▸ **REQUEST**
Copy out each line that has "document" in it.
---------- STORED RECORDS ----------
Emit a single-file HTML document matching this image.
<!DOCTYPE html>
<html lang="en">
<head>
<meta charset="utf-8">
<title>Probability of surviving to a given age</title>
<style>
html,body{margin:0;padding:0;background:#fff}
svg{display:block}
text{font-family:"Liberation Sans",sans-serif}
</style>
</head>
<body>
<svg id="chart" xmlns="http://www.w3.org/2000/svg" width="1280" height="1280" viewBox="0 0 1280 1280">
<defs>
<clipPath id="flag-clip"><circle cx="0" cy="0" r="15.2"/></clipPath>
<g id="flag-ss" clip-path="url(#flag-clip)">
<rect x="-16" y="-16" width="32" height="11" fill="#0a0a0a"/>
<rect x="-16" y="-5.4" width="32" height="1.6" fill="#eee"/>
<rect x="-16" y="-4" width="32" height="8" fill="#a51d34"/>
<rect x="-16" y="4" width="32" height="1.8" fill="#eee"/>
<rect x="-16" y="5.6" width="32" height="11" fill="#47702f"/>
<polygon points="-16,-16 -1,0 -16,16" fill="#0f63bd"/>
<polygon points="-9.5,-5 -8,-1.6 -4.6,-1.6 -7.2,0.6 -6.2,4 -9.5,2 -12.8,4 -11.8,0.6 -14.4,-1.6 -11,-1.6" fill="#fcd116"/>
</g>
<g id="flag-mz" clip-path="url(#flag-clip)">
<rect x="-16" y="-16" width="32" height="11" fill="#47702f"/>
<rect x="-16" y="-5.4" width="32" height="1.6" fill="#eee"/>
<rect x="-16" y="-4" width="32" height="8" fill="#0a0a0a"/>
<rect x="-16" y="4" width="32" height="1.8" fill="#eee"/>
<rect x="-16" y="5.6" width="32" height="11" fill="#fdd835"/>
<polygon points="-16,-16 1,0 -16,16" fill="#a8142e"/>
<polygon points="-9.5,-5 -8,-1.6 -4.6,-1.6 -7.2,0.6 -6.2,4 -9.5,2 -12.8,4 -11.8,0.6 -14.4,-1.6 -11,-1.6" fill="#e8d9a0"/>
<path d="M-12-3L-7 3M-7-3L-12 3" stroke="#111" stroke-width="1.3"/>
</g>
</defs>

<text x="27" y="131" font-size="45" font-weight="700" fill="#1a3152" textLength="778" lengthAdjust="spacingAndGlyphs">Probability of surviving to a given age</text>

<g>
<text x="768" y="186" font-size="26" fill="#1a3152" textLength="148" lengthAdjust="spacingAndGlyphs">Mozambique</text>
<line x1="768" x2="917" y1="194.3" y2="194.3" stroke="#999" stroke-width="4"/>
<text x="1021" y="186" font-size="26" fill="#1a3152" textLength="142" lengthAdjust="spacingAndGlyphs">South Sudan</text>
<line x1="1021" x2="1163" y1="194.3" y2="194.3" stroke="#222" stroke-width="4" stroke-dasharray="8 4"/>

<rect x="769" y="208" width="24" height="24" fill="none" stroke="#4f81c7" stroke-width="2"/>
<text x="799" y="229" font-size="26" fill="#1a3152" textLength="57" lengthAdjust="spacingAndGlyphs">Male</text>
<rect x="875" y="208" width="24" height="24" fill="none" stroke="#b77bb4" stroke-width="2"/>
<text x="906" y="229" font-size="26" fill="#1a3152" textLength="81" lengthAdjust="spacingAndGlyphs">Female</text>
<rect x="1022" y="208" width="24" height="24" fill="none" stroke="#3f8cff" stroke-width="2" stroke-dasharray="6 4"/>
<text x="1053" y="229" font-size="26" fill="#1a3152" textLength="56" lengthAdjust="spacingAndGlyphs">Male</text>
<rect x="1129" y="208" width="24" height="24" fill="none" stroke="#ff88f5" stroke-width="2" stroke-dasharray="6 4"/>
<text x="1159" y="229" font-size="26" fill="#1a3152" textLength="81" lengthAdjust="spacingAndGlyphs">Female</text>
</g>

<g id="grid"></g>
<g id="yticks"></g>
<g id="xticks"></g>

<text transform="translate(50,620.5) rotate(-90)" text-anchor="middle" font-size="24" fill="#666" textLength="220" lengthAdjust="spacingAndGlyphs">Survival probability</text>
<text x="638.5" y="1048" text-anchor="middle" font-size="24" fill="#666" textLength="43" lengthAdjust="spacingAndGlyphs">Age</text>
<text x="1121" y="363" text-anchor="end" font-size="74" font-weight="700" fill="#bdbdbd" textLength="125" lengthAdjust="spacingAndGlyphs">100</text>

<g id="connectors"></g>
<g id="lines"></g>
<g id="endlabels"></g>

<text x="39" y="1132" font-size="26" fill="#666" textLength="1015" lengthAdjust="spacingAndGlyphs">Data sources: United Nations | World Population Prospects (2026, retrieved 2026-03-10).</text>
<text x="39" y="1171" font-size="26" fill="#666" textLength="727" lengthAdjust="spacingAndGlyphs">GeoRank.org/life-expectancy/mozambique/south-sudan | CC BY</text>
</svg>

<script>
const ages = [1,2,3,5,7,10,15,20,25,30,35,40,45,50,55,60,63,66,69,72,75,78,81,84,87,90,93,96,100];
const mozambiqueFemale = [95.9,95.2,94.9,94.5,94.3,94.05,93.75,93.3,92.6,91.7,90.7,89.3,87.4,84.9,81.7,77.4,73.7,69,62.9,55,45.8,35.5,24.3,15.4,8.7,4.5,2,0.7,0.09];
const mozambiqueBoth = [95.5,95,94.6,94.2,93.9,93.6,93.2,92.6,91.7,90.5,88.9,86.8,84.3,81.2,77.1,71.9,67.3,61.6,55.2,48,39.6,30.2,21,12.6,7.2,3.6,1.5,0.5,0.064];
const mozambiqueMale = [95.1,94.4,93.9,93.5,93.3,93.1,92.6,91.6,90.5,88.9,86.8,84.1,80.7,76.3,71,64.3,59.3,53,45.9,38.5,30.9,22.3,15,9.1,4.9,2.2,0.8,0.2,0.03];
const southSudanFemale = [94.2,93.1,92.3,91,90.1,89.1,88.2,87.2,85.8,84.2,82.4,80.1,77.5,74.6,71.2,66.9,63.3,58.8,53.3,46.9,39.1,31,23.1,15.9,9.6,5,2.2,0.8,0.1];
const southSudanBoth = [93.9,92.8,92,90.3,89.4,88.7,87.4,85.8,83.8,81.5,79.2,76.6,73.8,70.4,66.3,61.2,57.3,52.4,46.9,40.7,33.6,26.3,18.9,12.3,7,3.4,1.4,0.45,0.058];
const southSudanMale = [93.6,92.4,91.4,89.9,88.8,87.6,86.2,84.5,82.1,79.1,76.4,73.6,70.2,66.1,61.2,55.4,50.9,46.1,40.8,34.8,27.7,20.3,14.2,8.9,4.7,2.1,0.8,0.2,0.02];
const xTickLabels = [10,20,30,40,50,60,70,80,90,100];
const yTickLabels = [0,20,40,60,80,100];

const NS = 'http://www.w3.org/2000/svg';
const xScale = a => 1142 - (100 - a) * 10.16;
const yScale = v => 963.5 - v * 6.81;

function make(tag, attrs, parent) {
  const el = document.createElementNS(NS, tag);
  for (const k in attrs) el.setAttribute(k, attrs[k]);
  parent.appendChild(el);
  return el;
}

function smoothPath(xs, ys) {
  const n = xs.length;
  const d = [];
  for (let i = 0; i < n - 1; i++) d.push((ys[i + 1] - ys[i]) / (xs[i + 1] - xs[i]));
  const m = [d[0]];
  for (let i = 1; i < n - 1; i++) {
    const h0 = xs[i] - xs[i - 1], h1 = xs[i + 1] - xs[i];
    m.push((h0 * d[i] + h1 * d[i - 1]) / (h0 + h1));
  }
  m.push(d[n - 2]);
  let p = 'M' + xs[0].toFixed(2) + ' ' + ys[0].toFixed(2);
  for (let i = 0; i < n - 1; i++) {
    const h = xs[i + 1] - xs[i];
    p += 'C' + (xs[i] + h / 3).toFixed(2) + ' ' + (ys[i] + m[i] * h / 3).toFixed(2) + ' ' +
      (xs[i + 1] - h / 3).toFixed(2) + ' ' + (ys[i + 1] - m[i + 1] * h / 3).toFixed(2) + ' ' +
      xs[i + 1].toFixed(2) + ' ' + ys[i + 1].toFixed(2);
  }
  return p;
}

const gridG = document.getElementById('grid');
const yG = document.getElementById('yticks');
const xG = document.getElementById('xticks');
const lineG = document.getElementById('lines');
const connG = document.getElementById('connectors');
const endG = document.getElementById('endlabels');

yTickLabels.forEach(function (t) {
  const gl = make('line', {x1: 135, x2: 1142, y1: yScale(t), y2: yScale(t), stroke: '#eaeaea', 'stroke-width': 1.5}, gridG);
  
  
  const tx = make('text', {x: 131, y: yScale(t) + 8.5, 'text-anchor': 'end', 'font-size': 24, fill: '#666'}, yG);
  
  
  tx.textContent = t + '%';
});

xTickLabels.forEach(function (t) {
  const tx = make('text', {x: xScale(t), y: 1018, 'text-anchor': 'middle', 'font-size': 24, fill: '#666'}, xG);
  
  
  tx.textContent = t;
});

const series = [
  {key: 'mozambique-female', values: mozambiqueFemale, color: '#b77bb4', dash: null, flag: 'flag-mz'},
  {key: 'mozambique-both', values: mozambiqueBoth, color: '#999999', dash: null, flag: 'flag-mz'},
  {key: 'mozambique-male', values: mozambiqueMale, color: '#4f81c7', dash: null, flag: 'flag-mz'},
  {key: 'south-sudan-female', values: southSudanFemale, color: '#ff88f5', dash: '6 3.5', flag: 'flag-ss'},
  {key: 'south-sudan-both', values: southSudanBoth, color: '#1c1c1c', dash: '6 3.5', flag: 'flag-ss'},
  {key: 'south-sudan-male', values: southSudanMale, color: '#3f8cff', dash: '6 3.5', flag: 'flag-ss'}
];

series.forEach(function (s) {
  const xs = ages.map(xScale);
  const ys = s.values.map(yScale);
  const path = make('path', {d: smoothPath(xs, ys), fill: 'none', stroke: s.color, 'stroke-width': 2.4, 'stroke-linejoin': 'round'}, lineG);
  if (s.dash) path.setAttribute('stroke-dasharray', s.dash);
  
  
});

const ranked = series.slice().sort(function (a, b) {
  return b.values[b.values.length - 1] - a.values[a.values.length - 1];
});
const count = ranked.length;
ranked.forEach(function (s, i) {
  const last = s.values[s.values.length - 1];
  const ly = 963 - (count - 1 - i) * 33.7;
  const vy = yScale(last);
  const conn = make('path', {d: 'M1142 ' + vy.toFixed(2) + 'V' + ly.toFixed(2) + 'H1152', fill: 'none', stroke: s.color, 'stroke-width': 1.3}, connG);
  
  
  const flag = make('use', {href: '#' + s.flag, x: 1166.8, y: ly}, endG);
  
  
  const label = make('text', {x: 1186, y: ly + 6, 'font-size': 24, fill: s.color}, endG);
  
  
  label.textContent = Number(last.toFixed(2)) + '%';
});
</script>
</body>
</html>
----------
---------- STORED RECORDS ----------
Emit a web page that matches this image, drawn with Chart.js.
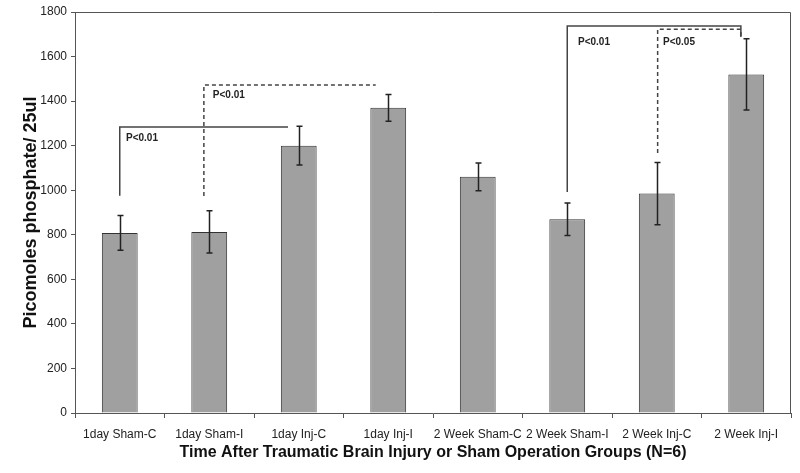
----------
▸ **RESPONSE TO THE EXERCISE**
Emit a single-file HTML document matching this image.
  const el = document.createElementNS(NS, tag);
const gridG = document.getElementById('grid');
const yG = document.getElementById('yticks');
const xG = document.getElementById('xticks');
const lineG = document.getElementById('lines');
const connG = document.getElementById('connectors');
const endG = document.getElementById('endlabels');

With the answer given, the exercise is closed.